Is it true that coniditional independence of $\mathcal{B}$ and $\mathcal{F}$ given $\mathcal{G}$ which we can note $\mathcal{F}\;\amalg_{\mathcal{G}} \mathcal{B}$ implies the following property :
$\mathbb{P}(F\cap B \mid G) = \mathbb{P}(F \mid G)\mathbb{P}(B \mid G),$ almost surely $ \;\; \forall \;(F,G,B)\in \mathcal{F} \times \mathcal{G}\times \mathcal{B}$
Where I note :
$\mathbb{P}(A \mid G) =\mathbb{E}[1_A|\sigma(G)], \forall A\in \mathcal{A}$ or more generally given any sub sigma algebra $\mathcal{C}$ of $\mathcal{A}$ :
$\mathbb{P}(A \mid \mathcal{C}) =\mathbb{E}[1_A|\mathcal{C}], \forall A\in \mathcal{A}$
And where conditional independence $\mathcal{F}\;\amalg_{\mathcal{G}} \mathcal{B}$ is defined by :
$\mathbb{P}(F\cap B \mid \mathcal{G}) = \mathbb{P}(F \mid \mathcal{G})\mathbb{P}(B \mid \mathcal{G}),$ almost surely $ \;\; \forall \;(F,B)\in \mathcal{F} \times \mathcal{B}$.

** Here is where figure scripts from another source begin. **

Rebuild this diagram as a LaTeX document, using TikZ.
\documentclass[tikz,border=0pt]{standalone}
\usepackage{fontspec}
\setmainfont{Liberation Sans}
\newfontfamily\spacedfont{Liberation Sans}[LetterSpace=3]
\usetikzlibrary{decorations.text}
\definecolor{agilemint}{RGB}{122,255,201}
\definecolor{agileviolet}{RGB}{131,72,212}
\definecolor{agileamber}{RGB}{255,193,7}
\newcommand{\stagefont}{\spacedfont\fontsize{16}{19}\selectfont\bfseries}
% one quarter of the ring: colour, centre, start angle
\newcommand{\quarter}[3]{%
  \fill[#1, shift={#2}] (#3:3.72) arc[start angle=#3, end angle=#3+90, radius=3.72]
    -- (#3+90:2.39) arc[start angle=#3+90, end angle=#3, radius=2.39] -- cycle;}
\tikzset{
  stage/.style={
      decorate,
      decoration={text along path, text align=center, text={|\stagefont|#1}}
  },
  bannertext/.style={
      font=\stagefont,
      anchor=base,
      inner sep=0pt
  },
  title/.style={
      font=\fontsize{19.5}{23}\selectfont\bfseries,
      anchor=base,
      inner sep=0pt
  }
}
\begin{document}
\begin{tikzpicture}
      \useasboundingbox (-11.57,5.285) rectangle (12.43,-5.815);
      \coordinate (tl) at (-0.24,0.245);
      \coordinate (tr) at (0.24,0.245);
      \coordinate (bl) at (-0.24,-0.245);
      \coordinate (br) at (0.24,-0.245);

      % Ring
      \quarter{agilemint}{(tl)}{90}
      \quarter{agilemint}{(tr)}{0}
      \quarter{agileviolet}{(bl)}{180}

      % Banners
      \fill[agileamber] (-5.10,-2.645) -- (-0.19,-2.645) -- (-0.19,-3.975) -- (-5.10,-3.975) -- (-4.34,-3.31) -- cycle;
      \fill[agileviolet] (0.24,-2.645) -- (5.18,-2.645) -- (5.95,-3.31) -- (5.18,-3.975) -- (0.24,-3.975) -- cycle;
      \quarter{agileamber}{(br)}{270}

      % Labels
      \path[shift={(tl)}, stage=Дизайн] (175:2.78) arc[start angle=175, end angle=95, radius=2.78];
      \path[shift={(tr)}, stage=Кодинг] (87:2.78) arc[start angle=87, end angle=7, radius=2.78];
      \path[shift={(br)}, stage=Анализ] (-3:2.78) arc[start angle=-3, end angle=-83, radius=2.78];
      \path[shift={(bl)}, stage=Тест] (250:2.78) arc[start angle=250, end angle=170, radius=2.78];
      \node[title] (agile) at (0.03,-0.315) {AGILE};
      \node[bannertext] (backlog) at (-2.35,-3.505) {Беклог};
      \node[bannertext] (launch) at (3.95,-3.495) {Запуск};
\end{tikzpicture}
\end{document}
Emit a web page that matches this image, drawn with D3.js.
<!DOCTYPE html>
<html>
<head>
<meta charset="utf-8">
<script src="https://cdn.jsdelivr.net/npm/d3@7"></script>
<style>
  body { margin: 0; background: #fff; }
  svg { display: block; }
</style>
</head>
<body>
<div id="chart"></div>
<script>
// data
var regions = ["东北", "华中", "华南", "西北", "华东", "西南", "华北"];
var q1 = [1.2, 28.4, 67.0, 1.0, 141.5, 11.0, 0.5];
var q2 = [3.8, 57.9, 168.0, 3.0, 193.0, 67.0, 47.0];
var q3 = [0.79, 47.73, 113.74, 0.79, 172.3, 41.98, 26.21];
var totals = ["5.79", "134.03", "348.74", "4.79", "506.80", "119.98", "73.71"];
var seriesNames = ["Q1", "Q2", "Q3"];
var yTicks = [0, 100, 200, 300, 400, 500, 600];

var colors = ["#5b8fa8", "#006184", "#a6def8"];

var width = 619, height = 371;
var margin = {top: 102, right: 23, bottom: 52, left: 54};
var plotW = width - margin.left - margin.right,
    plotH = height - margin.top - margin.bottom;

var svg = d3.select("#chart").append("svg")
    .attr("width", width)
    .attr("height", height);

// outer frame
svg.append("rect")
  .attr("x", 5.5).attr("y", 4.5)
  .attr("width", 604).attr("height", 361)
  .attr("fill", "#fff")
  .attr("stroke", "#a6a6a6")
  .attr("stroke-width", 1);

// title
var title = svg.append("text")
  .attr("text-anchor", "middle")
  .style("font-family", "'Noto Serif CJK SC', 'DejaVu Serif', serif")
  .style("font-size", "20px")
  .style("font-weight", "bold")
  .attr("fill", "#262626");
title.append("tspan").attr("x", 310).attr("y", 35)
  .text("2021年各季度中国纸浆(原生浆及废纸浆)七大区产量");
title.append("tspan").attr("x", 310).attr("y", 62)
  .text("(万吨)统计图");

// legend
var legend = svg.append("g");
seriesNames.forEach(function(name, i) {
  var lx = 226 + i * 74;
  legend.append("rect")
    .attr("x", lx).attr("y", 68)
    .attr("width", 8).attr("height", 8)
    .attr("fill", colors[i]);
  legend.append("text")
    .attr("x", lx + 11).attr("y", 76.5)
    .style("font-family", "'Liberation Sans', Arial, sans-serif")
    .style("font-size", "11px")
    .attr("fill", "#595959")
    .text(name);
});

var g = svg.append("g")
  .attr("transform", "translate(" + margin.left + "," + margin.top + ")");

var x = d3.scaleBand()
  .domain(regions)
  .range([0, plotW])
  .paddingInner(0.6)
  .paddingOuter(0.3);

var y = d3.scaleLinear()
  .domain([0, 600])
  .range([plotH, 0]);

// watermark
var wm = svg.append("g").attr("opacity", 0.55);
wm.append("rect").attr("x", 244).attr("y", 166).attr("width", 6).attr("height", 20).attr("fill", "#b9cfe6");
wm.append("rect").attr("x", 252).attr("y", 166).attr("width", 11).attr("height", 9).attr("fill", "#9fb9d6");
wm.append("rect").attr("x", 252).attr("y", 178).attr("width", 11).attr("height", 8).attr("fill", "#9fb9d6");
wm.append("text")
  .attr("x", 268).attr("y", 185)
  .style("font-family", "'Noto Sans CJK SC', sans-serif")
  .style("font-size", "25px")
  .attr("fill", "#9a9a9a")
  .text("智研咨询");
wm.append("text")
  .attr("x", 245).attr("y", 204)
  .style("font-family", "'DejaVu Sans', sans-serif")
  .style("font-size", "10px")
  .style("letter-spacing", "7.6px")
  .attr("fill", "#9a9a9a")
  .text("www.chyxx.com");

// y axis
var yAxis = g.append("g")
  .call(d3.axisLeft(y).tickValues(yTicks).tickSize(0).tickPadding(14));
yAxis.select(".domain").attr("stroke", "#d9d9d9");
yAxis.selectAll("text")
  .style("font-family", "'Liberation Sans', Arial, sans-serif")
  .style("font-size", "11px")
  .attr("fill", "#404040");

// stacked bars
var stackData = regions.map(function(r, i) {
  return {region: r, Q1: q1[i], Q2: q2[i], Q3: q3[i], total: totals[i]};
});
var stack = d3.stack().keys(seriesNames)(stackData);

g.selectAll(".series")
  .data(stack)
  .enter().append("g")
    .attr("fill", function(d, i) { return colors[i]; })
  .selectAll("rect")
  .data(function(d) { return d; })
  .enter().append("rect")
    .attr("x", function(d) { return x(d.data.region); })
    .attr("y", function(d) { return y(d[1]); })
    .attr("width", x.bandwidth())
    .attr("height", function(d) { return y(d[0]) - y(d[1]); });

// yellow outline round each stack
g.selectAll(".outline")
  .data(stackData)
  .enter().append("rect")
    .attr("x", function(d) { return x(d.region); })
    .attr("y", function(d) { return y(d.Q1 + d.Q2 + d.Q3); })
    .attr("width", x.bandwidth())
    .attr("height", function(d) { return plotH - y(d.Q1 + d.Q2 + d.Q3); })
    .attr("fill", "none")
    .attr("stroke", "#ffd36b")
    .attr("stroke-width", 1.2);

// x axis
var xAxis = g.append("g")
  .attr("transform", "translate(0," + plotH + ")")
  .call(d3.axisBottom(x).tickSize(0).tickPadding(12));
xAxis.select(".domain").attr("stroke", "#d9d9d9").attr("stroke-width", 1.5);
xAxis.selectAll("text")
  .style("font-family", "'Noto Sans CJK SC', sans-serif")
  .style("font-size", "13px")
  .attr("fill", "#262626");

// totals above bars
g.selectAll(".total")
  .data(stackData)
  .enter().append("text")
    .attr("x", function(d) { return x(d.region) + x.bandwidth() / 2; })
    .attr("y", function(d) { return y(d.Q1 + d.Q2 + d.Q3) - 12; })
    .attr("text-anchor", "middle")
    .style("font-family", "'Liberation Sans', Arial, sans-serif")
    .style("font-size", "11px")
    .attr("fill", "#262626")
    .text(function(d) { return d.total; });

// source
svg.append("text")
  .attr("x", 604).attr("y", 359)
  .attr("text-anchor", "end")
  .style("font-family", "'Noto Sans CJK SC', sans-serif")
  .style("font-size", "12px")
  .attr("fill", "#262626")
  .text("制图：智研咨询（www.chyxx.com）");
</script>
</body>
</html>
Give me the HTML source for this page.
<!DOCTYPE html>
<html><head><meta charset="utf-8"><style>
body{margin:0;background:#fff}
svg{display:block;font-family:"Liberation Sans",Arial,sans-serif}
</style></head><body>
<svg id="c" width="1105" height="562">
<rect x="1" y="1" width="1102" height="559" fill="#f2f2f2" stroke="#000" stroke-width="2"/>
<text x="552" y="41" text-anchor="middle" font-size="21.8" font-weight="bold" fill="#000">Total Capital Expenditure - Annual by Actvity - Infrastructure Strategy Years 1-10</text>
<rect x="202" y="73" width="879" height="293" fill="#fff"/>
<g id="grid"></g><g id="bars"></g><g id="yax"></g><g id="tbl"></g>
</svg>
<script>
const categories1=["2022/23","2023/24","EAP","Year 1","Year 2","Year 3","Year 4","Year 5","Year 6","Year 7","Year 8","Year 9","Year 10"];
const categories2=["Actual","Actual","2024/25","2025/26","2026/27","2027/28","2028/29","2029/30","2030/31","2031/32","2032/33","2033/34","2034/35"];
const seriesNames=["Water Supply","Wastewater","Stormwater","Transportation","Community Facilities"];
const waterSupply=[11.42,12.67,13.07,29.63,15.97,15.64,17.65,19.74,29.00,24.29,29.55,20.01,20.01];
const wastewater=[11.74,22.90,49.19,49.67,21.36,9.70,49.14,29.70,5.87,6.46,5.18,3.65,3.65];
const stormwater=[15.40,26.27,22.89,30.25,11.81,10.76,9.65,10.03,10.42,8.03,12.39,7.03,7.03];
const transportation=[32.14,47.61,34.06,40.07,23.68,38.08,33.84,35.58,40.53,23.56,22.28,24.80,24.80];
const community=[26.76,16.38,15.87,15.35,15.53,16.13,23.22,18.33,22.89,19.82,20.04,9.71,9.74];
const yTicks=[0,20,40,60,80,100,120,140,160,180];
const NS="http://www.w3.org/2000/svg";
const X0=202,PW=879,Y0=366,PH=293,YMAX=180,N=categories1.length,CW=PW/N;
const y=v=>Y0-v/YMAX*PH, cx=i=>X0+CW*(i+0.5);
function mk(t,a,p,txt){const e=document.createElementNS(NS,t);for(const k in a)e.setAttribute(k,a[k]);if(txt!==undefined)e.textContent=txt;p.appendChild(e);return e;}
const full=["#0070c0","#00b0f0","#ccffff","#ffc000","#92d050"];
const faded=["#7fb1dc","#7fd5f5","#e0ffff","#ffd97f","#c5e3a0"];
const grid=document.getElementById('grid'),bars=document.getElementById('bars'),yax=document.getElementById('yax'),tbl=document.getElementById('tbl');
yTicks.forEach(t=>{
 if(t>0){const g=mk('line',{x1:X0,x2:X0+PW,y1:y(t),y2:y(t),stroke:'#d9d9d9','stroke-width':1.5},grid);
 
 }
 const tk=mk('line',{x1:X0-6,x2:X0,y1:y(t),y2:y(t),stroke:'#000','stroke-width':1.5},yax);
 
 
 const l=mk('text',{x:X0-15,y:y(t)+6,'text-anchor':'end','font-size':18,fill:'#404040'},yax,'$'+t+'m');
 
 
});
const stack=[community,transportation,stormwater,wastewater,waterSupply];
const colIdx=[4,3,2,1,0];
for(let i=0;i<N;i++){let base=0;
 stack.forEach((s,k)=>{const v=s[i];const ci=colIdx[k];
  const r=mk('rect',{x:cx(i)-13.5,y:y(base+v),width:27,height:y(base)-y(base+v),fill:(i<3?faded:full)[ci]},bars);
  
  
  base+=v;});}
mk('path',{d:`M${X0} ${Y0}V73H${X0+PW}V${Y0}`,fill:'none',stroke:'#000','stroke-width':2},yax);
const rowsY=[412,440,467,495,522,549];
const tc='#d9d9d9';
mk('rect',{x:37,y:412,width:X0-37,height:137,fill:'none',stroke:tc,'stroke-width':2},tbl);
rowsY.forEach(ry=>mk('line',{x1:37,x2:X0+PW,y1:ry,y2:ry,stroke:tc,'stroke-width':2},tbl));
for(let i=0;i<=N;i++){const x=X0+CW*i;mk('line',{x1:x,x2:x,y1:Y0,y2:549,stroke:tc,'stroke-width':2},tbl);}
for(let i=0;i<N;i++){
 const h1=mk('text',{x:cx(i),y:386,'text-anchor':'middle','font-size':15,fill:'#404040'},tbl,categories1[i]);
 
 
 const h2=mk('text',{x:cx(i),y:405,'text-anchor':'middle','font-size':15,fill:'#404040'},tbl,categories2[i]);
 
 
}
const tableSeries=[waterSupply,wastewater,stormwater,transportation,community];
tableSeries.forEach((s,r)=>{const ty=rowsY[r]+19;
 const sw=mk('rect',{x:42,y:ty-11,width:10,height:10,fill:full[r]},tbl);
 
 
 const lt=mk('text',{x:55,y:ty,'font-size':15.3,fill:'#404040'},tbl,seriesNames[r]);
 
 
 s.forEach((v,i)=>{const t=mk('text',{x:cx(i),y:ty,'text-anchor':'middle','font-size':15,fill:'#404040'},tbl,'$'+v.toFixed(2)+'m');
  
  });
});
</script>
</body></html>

I think this implication is not true but I can't find a counter-example.
Moreover I think the reverse implication holds true.(check edit)
Best Regards
Edit : I thought I had a proof for the reverse implication but as gnometorule suggested it wasn't true, I rechecked it and found a mistake, so I take that last comment back, as I don't know if it is true or not.